§ **What the exercise asks**
Leave out the pictures, and write out exactly the lines from the beginning of the material to the line holding "import * as echarts from 'echarts';", that line included, and nothing else.
======
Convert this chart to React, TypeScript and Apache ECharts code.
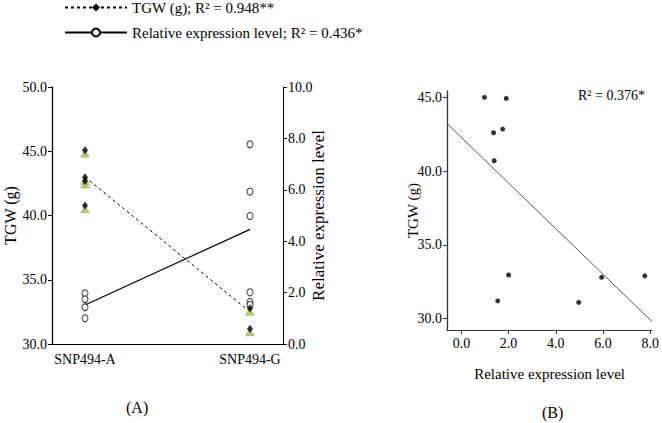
import React, { useEffect, useRef } from 'react';
import * as echarts from 'echarts';

// ---- Panel A data ----
const categories = ['SNP494-A', 'SNP494-G'];
const categoryX = [0, 5];
const tgwA = [45.0, 42.9, 42.6, 40.7];
const tgwG = [32.7, 31.1];
const exprA = [1.97, 1.74, 1.43, 1.0];
const exprG = [7.77, 5.93, 4.98, 2.01, 1.63, 1.52];
const tgwMeans = [43.0, 32.5];
const exprMeans = [1.52, 4.46];
const legendNames = ['TGW (g); R² = 0.948**', 'Relative expression level; R² = 0.436*'];
const tgwTicks = [30, 35, 40, 45, 50];
const exprTicks = [0, 2, 4, 6, 8, 10];

// ---- Panel B data ----
const relExprB = [0.98, 1.9, 1.36, 1.75, 1.39, 2.0, 1.54, 4.97, 5.94, 7.77];
const tgwB = [45.0, 44.93, 42.6, 42.85, 40.7, 32.96, 31.2, 31.1, 32.8, 32.9];
const xTicksB = [0, 2, 4, 6, 8];
const yTicksB = [30, 35, 40, 45];
const r2B = 'R² = 0.376*';

const FONT = '"Liberation Serif", "Times New Roman", serif';

function fitLine(xs: number[], ys: number[]) {
  const n = xs.length;
  const mx = xs.reduce((a, b) => a + b, 0) / n;
  const my = ys.reduce((a, b) => a + b, 0) / n;
  let sxy = 0;
  let sxx = 0;
  for (let i = 0; i < n; i++) {
    sxy += (xs[i] - mx) * (ys[i] - my);
    sxx += (xs[i] - mx) * (xs[i] - mx);
  }
  const slope = sxy / sxx;
  return { slope, intercept: my - slope * mx };
}

export default function App() {
  const ref = useRef<HTMLDivElement>(null);
  useEffect(() => {
    document.body.style.margin = '0';
    if (!ref.current) return;
    const chart = echarts.init(ref.current, undefined, { renderer: 'svg' });

    const tgwPts = [
      ...tgwA.map((v) => [categoryX[0], v]),
      ...tgwG.map((v) => [categoryX[1], v]),
    ];
    const exprPts = [
      ...exprA.map((v) => [categoryX[0], v]),
      ...exprG.map((v) => [categoryX[1], v]),
    ];
    const bMin = -0.61;
    const bMax = 8.08;
    const fit = fitLine(relExprB, tgwB);
    const regLine = [bMin, bMax].map((x) => [x, fit.intercept + fit.slope * x]);

    const labelStyle = { color: '#000', fontFamily: FONT, fontSize: 14 };
    const nameStyle = { color: '#000', fontFamily: FONT, fontSize: 16 };

    const option: any = {
      animation: false,
      backgroundColor: '#fff',
      textStyle: { fontFamily: FONT },
      legend: {
        left: 64,
        top: 0,
        padding: 0,
        orient: 'vertical',
        itemWidth: 62,
        itemHeight: 10,
        itemGap: 10,
        data: legendNames,
        textStyle: { color: '#000', fontFamily: FONT, fontSize: 15 },
      },
      grid: [
        { left: 52, top: 87, width: 231, height: 257 },
        { left: 447, top: 91, width: 209, height: 239 },
      ],
      xAxis: [
        {
          type: 'value',
          gridIndex: 0,
          min: -1,
          max: 6,
          axisLine: { show: true, onZero: false, lineStyle: { color: '#000', width: 1 } },
          splitLine: { show: false },
          axisTick: { show: false },
          axisLabel: {
            ...labelStyle,
            margin: 8,
            customValues: categoryX,
            formatter: (v: number) => {
              const i = categoryX.indexOf(v);
              return i >= 0 ? categories[i] : '';
            },
          },
        },
        {
          type: 'value',
          gridIndex: 1,
          min: bMin,
          max: bMax,
          axisLine: { show: true, onZero: false, lineStyle: { color: '#333', width: 1 } },
          splitLine: { show: false },
          axisTick: { show: true, length: 4, customValues: xTicksB, lineStyle: { color: '#333' } },
          axisLabel: {
            ...labelStyle,
            margin: 6,
            customValues: xTicksB,
            formatter: (v: number) => v.toFixed(1),
          },
          name: 'Relative expression level',
          nameLocation: 'middle',
          nameGap: 36,
          nameMoveOverlap: false,
          nameTextStyle: { ...nameStyle, fontSize: 15 },
        },
      ],
      yAxis: [
        {
          type: 'value',
          gridIndex: 0,
          position: 'left',
          min: tgwTicks[0],
          max: tgwTicks[tgwTicks.length - 1],
          interval: 5,
          axisLine: { show: true, onZero: false, lineStyle: { color: '#000', width: 1.3 } },
          splitLine: { show: false },
          axisTick: { show: true, length: 4, lineStyle: { color: '#000' } },
          axisLabel: { ...labelStyle, margin: 5, formatter: (v: number) => v.toFixed(1) },
          name: 'TGW (g)',
          nameLocation: 'middle',
          nameGap: 34,
          nameMoveOverlap: false,
          nameRotate: 90,
          nameTextStyle: nameStyle,
        },
        {
          type: 'value',
          gridIndex: 0,
          position: 'right',
          min: exprTicks[0],
          max: exprTicks[exprTicks.length - 1],
          interval: 2,
          axisLine: { show: true, onZero: false, lineStyle: { color: '#000', width: 1 } },
          splitLine: { show: false },
          axisTick: { show: true, length: 4, lineStyle: { color: '#000' } },
          axisLabel: { ...labelStyle, margin: 5, formatter: (v: number) => v.toFixed(1) },
          name: 'Relative expression level',
          nameLocation: 'middle',
          nameGap: 27,
          nameMoveOverlap: false,
          nameRotate: 90,
          nameTextStyle: { ...nameStyle, fontSize: 17 },
        },
        {
          type: 'value',
          gridIndex: 1,
          min: 29.23,
          max: 45.43,
          axisLine: { show: true, onZero: false, lineStyle: { color: '#333', width: 1.3 } },
          splitLine: { show: false },
          axisTick: { show: true, length: 4, customValues: yTicksB, lineStyle: { color: '#333' } },
          axisLabel: {
            ...labelStyle,
            margin: 5,
            customValues: yTicksB,
            formatter: (v: number) => v.toFixed(1),
          },
          name: 'TGW (g)',
          nameLocation: 'middle',
          nameGap: 27,
          nameMoveOverlap: false,
          nameRotate: 90,
          nameTextStyle: { ...nameStyle, fontSize: 15 },
        },
      ],
      series: [
        {
          name: legendNames[0],
          type: 'line',
          xAxisIndex: 0,
          yAxisIndex: 0,
          data: categoryX.map((x, i) => [x, tgwMeans[i]]),
          symbol: 'diamond',
          showSymbol: false,
          itemStyle: { color: '#000' },
          lineStyle: { color: '#000', width: 1, type: [3, 3] },
          z: 2,
        },
        {
          name: legendNames[1],
          type: 'line',
          xAxisIndex: 0,
          yAxisIndex: 1,
          data: categoryX.map((x, i) => [x, exprMeans[i]]),
          symbol: 'circle',
          showSymbol: false,
          itemStyle: { color: '#fff', borderColor: '#000', borderWidth: 1 },
          lineStyle: { color: '#000', width: 1.2 },
          z: 2,
        },
        {
          type: 'scatter',
          xAxisIndex: 0,
          yAxisIndex: 0,
          data: tgwPts,
          symbol: 'triangle',
          symbolSize: [10, 9],
          symbolOffset: [0, 2],
          itemStyle: { color: '#9bbb59' },
          z: 3,
        },
        {
          type: 'scatter',
          xAxisIndex: 0,
          yAxisIndex: 0,
          data: tgwPts,
          symbol: 'diamond',
          symbolSize: [6, 8],
          symbolOffset: [0, -1],
          itemStyle: { color: '#000' },
          z: 4,
        },
        {
          type: 'scatter',
          xAxisIndex: 0,
          yAxisIndex: 1,
          data: exprPts,
          symbol: 'circle',
          symbolSize: [6, 7],
          itemStyle: { color: '#fff', borderColor: '#000', borderWidth: 1 },
          z: 3,
        },
        {
          type: 'scatter',
          xAxisIndex: 1,
          yAxisIndex: 2,
          data: relExprB.map((x, i) => [x, tgwB[i]]),
          symbol: 'circle',
          symbolSize: 5,
          itemStyle: { color: '#000' },
          z: 3,
        },
        {
          type: 'line',
          xAxisIndex: 1,
          yAxisIndex: 2,
          data: regLine,
          symbol: 'none',
          lineStyle: { color: '#555', width: 1 },
          z: 2,
        },
      ],
      graphic: [
        {
          type: 'text',
          left: 126,
          top: 399,
          style: { text: '(A)', font: `16px ${FONT}`, fill: '#000' },
        },
        {
          type: 'text',
          left: 542,
          top: 404,
          style: { text: '(B)', font: `16px ${FONT}`, fill: '#000' },
        },
        {
          type: 'text',
          left: 578,
          top: 88,
          style: { text: r2B, font: `14px ${FONT}`, fill: '#000' },
        },
      ],
    };
    chart.setOption(option);
    return () => chart.dispose();
  }, []);
  return <div ref={ref} style={{ width: 662, height: 423 }} />;
}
======
§ **Response to the task**
Convert this chart to React, TypeScript and Apache ECharts code.
import React, { useEffect, useRef } from 'react';
import * as echarts from 'echarts';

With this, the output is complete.